// DRAPEAUX

Extrait de l’entretien avec Gilles Perlein, Nice, 2005, réalisé à l’occasion de l’exposition « Les Raynaud de Raynaud », MAMAC.
Gilles Perlein : « Le fait de présenter un drapeau comme un à-plat tendu sur un châssis nous amène de la perception d’une bannière « expressionniste » à la limite du color-field painting. Est-ce que pour toi dans cette redistribution et dans cette appropriation il y a stricte équivalence d’un drapeau à l’autre, ou bien est-ce que tu gardes des hiérarchies, un système de valeurs internes ? »
Jean Pierre Raynaud : « Voilà comment ça s’est passé. En 1998, je réalise mon premier drapeau, il est français, d’instinct je n’ai même pas pensé aux autres.
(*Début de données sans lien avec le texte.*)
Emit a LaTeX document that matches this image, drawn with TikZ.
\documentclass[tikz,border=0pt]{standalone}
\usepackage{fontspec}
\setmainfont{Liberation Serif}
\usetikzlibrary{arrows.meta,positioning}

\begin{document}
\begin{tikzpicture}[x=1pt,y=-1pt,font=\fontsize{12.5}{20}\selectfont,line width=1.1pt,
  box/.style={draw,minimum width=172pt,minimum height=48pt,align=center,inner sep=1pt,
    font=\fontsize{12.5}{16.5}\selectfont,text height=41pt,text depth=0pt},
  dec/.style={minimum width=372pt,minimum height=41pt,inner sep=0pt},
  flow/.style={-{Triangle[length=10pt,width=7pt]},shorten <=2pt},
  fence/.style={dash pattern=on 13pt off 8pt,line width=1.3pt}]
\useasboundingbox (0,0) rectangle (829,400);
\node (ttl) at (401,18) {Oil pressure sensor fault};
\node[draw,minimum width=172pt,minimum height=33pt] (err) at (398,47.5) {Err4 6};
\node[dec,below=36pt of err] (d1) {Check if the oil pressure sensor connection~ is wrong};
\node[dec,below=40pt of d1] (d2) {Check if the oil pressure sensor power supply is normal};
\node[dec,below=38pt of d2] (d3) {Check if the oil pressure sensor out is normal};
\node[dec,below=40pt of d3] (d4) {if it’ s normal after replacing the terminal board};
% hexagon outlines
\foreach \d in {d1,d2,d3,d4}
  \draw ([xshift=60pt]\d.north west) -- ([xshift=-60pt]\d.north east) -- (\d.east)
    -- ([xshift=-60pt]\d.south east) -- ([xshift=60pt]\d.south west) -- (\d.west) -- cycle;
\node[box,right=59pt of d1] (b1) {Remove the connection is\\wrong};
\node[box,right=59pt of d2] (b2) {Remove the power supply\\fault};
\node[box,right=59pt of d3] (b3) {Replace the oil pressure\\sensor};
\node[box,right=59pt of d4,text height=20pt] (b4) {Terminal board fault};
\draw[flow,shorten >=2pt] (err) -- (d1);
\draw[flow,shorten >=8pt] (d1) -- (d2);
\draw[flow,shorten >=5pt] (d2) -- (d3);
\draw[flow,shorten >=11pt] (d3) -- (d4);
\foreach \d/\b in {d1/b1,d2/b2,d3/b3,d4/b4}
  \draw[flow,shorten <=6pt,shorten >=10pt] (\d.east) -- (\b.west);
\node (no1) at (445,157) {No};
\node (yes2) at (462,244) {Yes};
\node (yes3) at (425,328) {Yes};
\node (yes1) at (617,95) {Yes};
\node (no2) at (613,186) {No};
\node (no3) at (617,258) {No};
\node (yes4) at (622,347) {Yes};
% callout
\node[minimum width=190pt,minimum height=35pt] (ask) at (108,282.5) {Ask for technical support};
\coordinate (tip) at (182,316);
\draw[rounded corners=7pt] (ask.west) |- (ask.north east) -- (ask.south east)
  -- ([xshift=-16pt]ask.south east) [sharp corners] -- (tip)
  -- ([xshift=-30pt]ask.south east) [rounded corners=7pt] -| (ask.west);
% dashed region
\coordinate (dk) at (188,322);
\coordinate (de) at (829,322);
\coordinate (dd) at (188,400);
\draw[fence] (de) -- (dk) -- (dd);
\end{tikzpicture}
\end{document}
Étant absolument certain que j’allais travailler toute ma vie avec lui puisque celui-ci rencontrait ma mémoire et mon histoire. De plus, j’avais une très grande admiration pour Mondrian. Rester sur ces trois couleurs jusqu’au dernier jour de ma vie, c’était mon rêve. Comme, en plus j’adore la sérialité, pour ne pas dire la répétition (on le voit avec les pots), j’avais trouvé mon équilibre dans une attitude presque zen. Il sera ainsi montré dans ma rétrospective à la Galerie du Jeu de Paume, à Paris, comme un manifeste qui signifiait : voilà ce que je fais  aujourd’hui. Brutalement, un an plus tard, ce drapeau français ne me suffit plus et mon ambition me pousse à rencontrer tous les drapeaux internationaux. Moi, introverti, qui avait construit des forteresses en béton, je me surprends à faire exploser ces certitudes en faisant finalement tout le contraire. C’était tellement nouveau et j’ai pensé qu’au moins la destruction de La Maison aura servi à quelque chose. Tout ce que je m’étais interdit était accessible immédiatement.
Évidemment, il me fallait faire face au monde des autres : la compétition, l’agressivité, car je n’étais plus protégé par la céramique, ce filet de protection mis en place, mais je m’en sentais capable grâce à cet objet individuel et collectif. Et puis, quitte à être dans le monde extérieur, autant être happé par lui, avec sa dimension politique, les malentendus, et même la calomnie qui est son corollaire. Ici, je me retrouve témoin de situations en perpétuel mouvement, avec la nécessité d’être toujours en retrait de la logique morale dans laquelle je peux être enfermé. La rencontre avec Castro était particulièrement significative, elle a placé chacun devant le fait d’être capable ou incapable de se trouver justement sur le terrain de l’art ».